As is the usual situation with discussions about colour with Chantel, she was right and I was wrong! The colour was too "electric" apparently and looked a bit "boy-racer-blue" (whatever that is). Aaaarggghhh! as this meant ordering new paint and waiting for yet another weather window.


As I write this, we have finished the hull above the waterline in the right shade of blue and are quite pleased with the result. Now if it would just stop bloody raining, maybe I could get something else done?

The right stuff

GPS receiver for VHF radio

The VHF radio in the boat is a DSC radio which for the uninitiated means "digital selective calling". In layman's terms you can call up another DSC radio if in range by keying in their MMSI number (a bit like a mobile phone number for radios). One of the features of DSC radios is the ability to transmit position if connected to an appropriate GPS receiver.

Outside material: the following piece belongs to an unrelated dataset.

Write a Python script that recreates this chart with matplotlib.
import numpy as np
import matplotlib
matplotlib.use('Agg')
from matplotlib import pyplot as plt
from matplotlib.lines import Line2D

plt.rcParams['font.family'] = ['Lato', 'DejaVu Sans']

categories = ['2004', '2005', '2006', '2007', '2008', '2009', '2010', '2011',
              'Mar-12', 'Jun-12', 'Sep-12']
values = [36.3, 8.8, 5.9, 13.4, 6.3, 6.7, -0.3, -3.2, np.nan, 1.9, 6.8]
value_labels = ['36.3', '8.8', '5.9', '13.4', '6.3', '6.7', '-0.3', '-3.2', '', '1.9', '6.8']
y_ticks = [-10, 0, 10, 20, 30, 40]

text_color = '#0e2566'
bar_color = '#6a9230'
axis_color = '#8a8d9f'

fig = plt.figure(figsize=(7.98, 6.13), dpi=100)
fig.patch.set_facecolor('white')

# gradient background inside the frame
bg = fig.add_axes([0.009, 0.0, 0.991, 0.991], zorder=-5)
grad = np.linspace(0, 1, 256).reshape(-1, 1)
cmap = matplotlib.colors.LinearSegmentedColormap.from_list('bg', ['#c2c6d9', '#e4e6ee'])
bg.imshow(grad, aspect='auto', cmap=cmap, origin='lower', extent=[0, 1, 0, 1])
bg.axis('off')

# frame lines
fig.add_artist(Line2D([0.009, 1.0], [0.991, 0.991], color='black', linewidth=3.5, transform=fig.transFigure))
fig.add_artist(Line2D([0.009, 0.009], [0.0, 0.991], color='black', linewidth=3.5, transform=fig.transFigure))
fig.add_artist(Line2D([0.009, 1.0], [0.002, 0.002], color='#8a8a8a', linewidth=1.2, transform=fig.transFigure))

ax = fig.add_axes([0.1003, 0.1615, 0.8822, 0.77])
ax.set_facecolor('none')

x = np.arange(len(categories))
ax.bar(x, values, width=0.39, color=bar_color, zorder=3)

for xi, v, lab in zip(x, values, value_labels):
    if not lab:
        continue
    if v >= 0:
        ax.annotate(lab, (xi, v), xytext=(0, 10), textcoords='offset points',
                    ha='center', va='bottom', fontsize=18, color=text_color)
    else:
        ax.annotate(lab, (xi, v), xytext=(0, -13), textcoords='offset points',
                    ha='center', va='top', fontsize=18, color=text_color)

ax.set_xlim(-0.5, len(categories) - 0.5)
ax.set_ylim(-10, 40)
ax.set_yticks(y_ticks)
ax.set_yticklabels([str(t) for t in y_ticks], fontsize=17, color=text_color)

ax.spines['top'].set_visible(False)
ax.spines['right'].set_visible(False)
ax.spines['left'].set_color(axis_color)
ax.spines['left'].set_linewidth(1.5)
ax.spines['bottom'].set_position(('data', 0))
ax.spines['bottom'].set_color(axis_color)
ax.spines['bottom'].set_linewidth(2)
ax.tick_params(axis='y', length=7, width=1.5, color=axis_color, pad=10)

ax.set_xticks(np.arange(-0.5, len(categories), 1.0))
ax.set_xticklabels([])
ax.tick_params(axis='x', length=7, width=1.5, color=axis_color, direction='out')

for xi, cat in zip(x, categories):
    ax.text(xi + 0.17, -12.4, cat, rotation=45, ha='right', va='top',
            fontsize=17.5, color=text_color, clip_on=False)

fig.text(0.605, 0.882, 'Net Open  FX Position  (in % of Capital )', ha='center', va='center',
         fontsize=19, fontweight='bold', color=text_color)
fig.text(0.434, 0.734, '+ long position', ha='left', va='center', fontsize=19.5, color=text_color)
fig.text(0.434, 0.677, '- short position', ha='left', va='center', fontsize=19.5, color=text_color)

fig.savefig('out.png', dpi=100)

I  like the idea of having an independent GPS on board in case something happens to the chart plotter. As the VHF in mounted at the chart table, it's handy having the position indicated all the time.

The radio, an Icom IC-M411, needs a NMEA 0183 feed from an external GPS receiver to function according to the manual. I found one of these on Amazon; it's an external GPS receiver that delivers the appropriate electronic string that the radio understands.

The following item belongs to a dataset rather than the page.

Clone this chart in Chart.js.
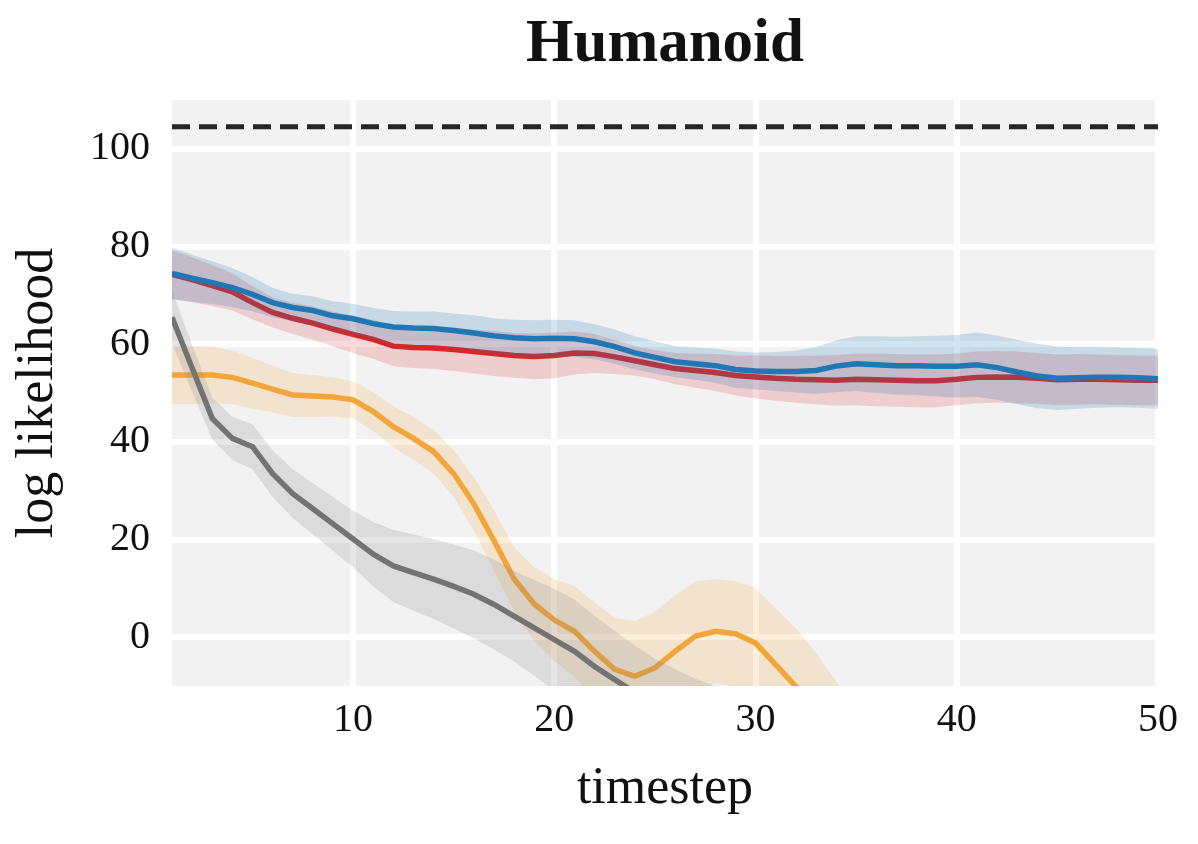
<!DOCTYPE html>
<html>
<head>
<meta charset="utf-8">
<script src="https://cdn.jsdelivr.net/npm/chart.js@4.4.1/dist/chart.umd.min.js"></script>
<style>
  html, body { margin: 0; padding: 0; background: #fff; }
  #wrap { width: 1198px; height: 844px; position: relative; }
</style>
</head>
<body>
<div id="wrap"><canvas id="humanoidChart"></canvas></div>
<script>
const timesteps = [1,2,3,4,5,6,7,8,9,10,11,12,13,14,15,16,17,18,19,20,21,22,23,24,25,
  26,27,28,29,30,31,32,33,34,35,36,37,38,39,40,41,42,43,44,45,46,47,48,49,50];
const xTicks = [10, 20, 30, 40, 50];
const yTicks = [0, 20, 40, 60, 80, 100];
const refLevel = 104.5; // dashed line

const blueMean = [74.5,73.5,72.6,71.6,70.2,68.5,67.5,66.9,65.8,65.2,
  64.2,63.5,63.3,63.2,62.8,62.3,61.7,61.3,61.1,61.2,
  61.1,60.5,59.5,58.2,57.3,56.4,56.0,55.6,54.8,54.5,
  54.4,54.4,54.6,55.5,56.0,55.8,55.6,55.6,55.5,55.5,
  55.8,55.2,54.3,53.5,53.0,53.1,53.2,53.2,53.1,52.9];
const blueStd = [5.3,4.8,4.4,4.0,3.5,3.0,2.8,2.9,3.0,3.1,
  3.2,3.3,3.4,3.5,3.5,3.6,3.6,3.7,3.8,3.8,
  3.8,3.6,3.5,3.4,3.3,3.2,3.3,3.5,3.7,3.8,
  4.0,4.3,4.8,5.3,5.6,5.8,5.9,6.0,6.2,6.4,
  6.6,6.6,6.6,6.6,6.5,6.3,6.2,6.1,6.1,6.1];

const redMean = [74.3,73.2,72.0,70.7,68.5,66.5,65.3,64.3,63.1,62.0,
  61.0,59.6,59.3,59.2,58.9,58.5,58.1,57.7,57.5,57.7,
  58.2,58.1,57.4,56.6,55.8,55.0,54.6,54.2,53.6,53.3,
  53.0,52.8,52.7,52.6,52.8,52.7,52.6,52.5,52.5,52.8,
  53.2,53.3,53.2,53.0,52.7,52.8,52.8,52.7,52.6,52.6];
const redStd = [5.0,4.6,4.2,3.8,3.4,3.1,3.2,3.4,3.6,3.8,
  4.0,4.1,4.2,4.3,4.4,4.5,4.6,4.6,4.7,4.7,
  4.4,4.0,3.5,3.0,3.0,3.2,3.5,3.8,4.1,4.4,
  4.6,4.8,5.0,5.2,5.3,5.4,5.4,5.4,5.4,5.3,
  5.3,5.3,5.3,5.2,5.2,5.2,5.1,5.1,5.1,5.1];

const orangeMean = [53.7,53.7,53.7,53.2,52.0,50.8,49.6,49.4,49.2,48.6,
  46.2,43.1,40.7,38.0,33.5,27.3,19.8,11.9,6.8,3.5,
  1.2,-2.9,-6.6,-8.0,-6.3,-2.9,0.2,1.2,0.7,-1.2,
  -5.6,-10.1,-15.0,-20.0,-24.0,null,null,null,null,null,
  null,null,null,null,null,null,null,null,null,null];
const orangeStd = [6.0,6.0,5.8,5.5,5.2,4.8,4.5,4.3,4.0,3.8,
  4.0,4.2,4.4,4.5,4.8,5.5,6.2,6.6,7.5,8.4,
  9.3,10.0,10.6,11.3,11.5,11.5,11.2,10.7,10.8,11.2,
  11.5,12.0,11.8,11.0,10.0,null,null,null,null,null,
  null,null,null,null,null,null,null,null,null,null];

const grayMean = [65.5,55.1,44.8,40.7,39.0,33.5,29.4,26.3,23.2,20.1,
  17.0,14.6,13.2,11.9,10.4,8.8,6.7,4.3,1.9,-0.5,
  -2.9,-6.0,-8.7,-11.3,-14.0,-16.5,-19.0,-21.0,-23.0,-25.0,
  null,null,null,null,null,null,null,null,null,null,
  null,null,null,null,null,null,null,null,null,null];
const grayStd = [5.5,4.8,4.3,4.4,4.6,4.8,5.0,5.2,5.5,5.8,
  6.6,7.4,7.8,8.2,8.6,9.0,9.2,9.3,9.8,10.4,
  10.6,10.4,10.0,9.6,9.6,10.0,10.5,11.0,11.0,11.0,
  null,null,null,null,null,null,null,null,null,null,
  null,null,null,null,null,null,null,null,null,null];

function pts(vals) {
  return timesteps.map((t, i) => ({x: t, y: vals[i]}));
}

function shade(mean, sd, sign) {
  return mean.map((m, i) => (m === null ? null : m + sign * sd[i]));
}

// band = upper filled down to lower, then the mean line
function series(mean, sd, lineColor, bandColor, order) {
  return [
    { data: pts(shade(mean, sd, 1)), fill: '+1', backgroundColor: bandColor,
      borderWidth: 0, pointRadius: 0, order: order + 1 },
    { data: pts(shade(mean, sd, -1)), fill: false,
      borderWidth: 0, pointRadius: 0, order: order + 1 },
    { data: pts(mean), fill: false, borderColor: lineColor, borderWidth: 5.5,
      pointRadius: 0, order: order }
  ];
}

const plotBg = {
  id: 'plotBg',
  beforeDraw(chart) {
    const {ctx, chartArea: a} = chart;
    ctx.save();
    ctx.fillStyle = '#f2f2f2';
    ctx.fillRect(a.left, a.top, a.right - a.left, a.bottom - a.top);
    ctx.restore();
  },
  afterDraw(chart) {
    const {ctx, chartArea: a} = chart;
    ctx.save();
    ctx.font = "bold 61px 'Liberation Serif', serif";
    ctx.fillStyle = '#111';
    ctx.textAlign = 'center';
    ctx.textBaseline = 'alphabetic';
    ctx.fillText('Humanoid', (a.left + a.right) / 2, 61);
    ctx.restore();
  }
};

Chart.defaults.font.family = "'Liberation Serif', serif";
Chart.defaults.color = '#111';

const datasets = [
  ...series(orangeMean, orangeStd, '#f2a53a', 'rgba(245,170,70,0.2)', 7),
  ...series(grayMean, grayStd, '#737373', 'rgba(128,128,128,0.2)', 5),
  ...series(redMean, redStd, '#d62728', 'rgba(214,39,40,0.18)', 3),
  ...series(blueMean, blueStd, '#1f77b4', 'rgba(31,119,180,0.2)', 1),
  { data: pts(timesteps.map(() => refLevel)), fill: false, borderColor: '#262626',
    borderWidth: 5, borderDash: [18, 9], pointRadius: 0, order: 0 }
];

const ctx = document.getElementById('humanoidChart').getContext('2d');
const chart = new Chart(ctx, {
  type: 'line',
  data: { datasets: datasets },
  options: {
    responsive: true,
    maintainAspectRatio: false,
    animation: false,
    layout: { padding: { top: 100, right: 40, bottom: 0, left: 0 } },
    elements: { line: { tension: 0 } },
    plugins: { legend: { display: false }, tooltip: { enabled: false } },
    scales: {
      x: {
        type: 'linear', min: 1, max: 50,
        afterFit(s) { s.height = 158; },
        afterBuildTicks(s) { s.ticks = xTicks.map(v => ({value: v})); },
        ticks: { font: { size: 40 }, padding: 10, maxRotation: 0 },
        grid: { color: '#ffffff', lineWidth: 6, drawTicks: false },
        border: { display: false },
        title: { display: true, text: 'timestep', font: { size: 52 },
                 padding: { top: 0, bottom: 23 } }
      },
      y: {
        min: -10, max: 110,
        afterFit(s) { s.width = 172; },
        afterBuildTicks(s) { s.ticks = yTicks.map(v => ({value: v})); },
        ticks: { font: { size: 40 }, padding: 22 },
        grid: { color: '#ffffff', lineWidth: 6, drawTicks: false },
        border: { display: false },
        title: { display: true, text: 'log likelihood', font: { size: 52 },
                 padding: { top: 7, bottom: 0 } }
      }
    }
  },
  plugins: [plotBg]
});
</script>
</body>
</html>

It needs a 12V feed to power it and after a bit of research to understand the wiring, it hooked up OK and bingo - position data on the VHF. 

The Icom manual gave the wiring connections as "NMEA+ & NMEA-" The GPS receiver was labelled as RS232 wiring with 6 naked wires half of which aren't required. Apparently the NMEA signal voltage levels are similar but not identical to those used is RS232 networks. The main difference being that the NMEA standard uses a fluctuating voltage from positive to negative to differentiate between signals whereas RS232 uses a positive voltage and 0V to differentiate.

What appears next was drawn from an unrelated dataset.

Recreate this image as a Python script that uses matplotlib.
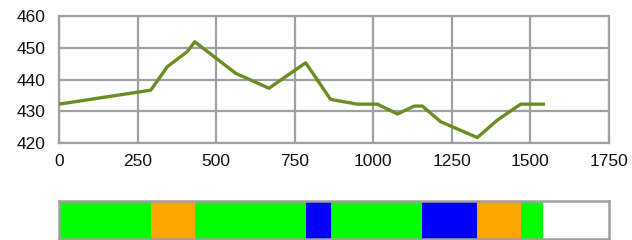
import matplotlib
matplotlib.use("Agg")
import matplotlib.pyplot as plt
from matplotlib.patches import Rectangle

# Elevation profile
dist = [0, 292, 345, 408, 432, 562, 668, 785, 864, 949, 1013, 1077, 1130, 1156, 1214, 1331, 1395, 1469, 1541]
elev = [432.3, 436.7, 444.1, 448.8, 451.9, 442.0, 437.3, 445.3, 433.8, 432.3, 432.3, 429.2, 431.7, 431.7, 426.8, 421.8, 427.3, 432.3, 432.3]

x_ticks = [0, 250, 500, 750, 1000, 1250, 1500, 1750]
y_ticks = [420, 430, 440, 450, 460]

# Colored segment bar
seg_start = [0, 292, 432, 785, 864, 1156, 1331, 1469, 1541]
seg_end = [292, 432, 785, 864, 1156, 1331, 1469, 1541, 1750]
seg_color = ["#00ff00", "#ffa500", "#00ff00", "#0000ff", "#00ff00", "#0000ff", "#ffa500", "#00ff00", "#ffffff"]

W, H = 632, 240
fig = plt.figure(figsize=(W / 100, H / 100), dpi=100)
plt.rcParams['font.family'] = ['Liberation Sans', 'DejaVu Sans']

grid_c = "#a0a0a0"

ax = fig.add_axes([59 / W, (H - 143.3) / H, 550 / W, 127.3 / H])
ax.plot(dist, elev, color="#6b8e23", lw=2.4, solid_joinstyle="round", zorder=3)
ax.set_xlim(0, 1750)
ax.set_ylim(420, 460)
ax.set_xticks(x_ticks)
ax.set_yticks(y_ticks)
ax.grid(True, color=grid_c, lw=1.6)
ax.set_axisbelow(True)
for s in ax.spines.values():
    s.set_color(grid_c)
    s.set_linewidth(1.6)
ax.tick_params(length=0, labelsize=12.5, colors="#111111")
ax.tick_params(axis="x", pad=8)
ax.tick_params(axis="y", pad=9.5)

bx = fig.add_axes([59 / W, (H - 239) / H, 550 / W, 38 / H])
bx.set_xlim(0, 1750)
bx.set_ylim(0, 1)
for s0, s1, c in zip(seg_start, seg_end, seg_color):
    bx.add_patch(Rectangle((s0, 0), s1 - s0, 1, facecolor=c, edgecolor="none"))
bx.set_xticks([])
bx.set_yticks([])
for s in bx.spines.values():
    s.set_color(grid_c)
    s.set_linewidth(1.8)

fig.savefig("out.png", dpi=100)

The transmit (Tx) wire from the GPS gets connected to the NMEA+ and the signal ground (or shield) to the NMEA-

I routed the wire through the pushpit rail by drilling a hole at the top and bottom and using rubber grommets to protect the cable.

Off topic

A little off topic I know, but we walked past this abandoned car when down in Southampton for our VHF operators course.

I wonder if the traffic warden ever figured it out? Go on, stick another one on it!

Hot water

One of the items on the wish list is hot pressurised water. Ideally I want the water heated by the engine whilst away from the marina and then connected to the mains when back at base.

I haven't come across any upgrades using our particular model of engine (Volvo MD5C) and information on the water flow circuitry is sketchy at best (and I have the workshop manual!). 

The thermostat housing is fed by raw water from the pump and then the water appears to take two paths, one feeds the engine block and the other the exhaust manifold. There is a separate feed to the exhaust muffler. Posts I've come across reckon that "smaller" marine diesels don't provide enough heating to warm the water adequately and a number of posts I've found talk about a bypass feeding the exhaust which diverts valuable hot water away from the heating duty.

It was not clear from an external inspection of the thermostat housing whether there was a bypass in place, so I pulled it off to have a look.

In the photo you can see a small hole in the center of the thermostat housing which allows some cold water to flow directly to the exhaust manifold. When the engine is warm and the thermostat open, the path of least resistance for the cooling water is through the engine block and into the port feeding the exhaust. 

It was a good idea to pull off the thermostat housing as I found an old impeller blade jammed in there. I guess it had broken off and one of the previous owners hadn't gone looking for it.

Whether there will be enough heat to warm the water remains to be seen. I'll update this post once fully installed.

Update 1 - I've decided to buy a temperature gauge and sender so that I can monitor the engine temperature rather than relying on the standard set up which is an alarm when the engine is overheating!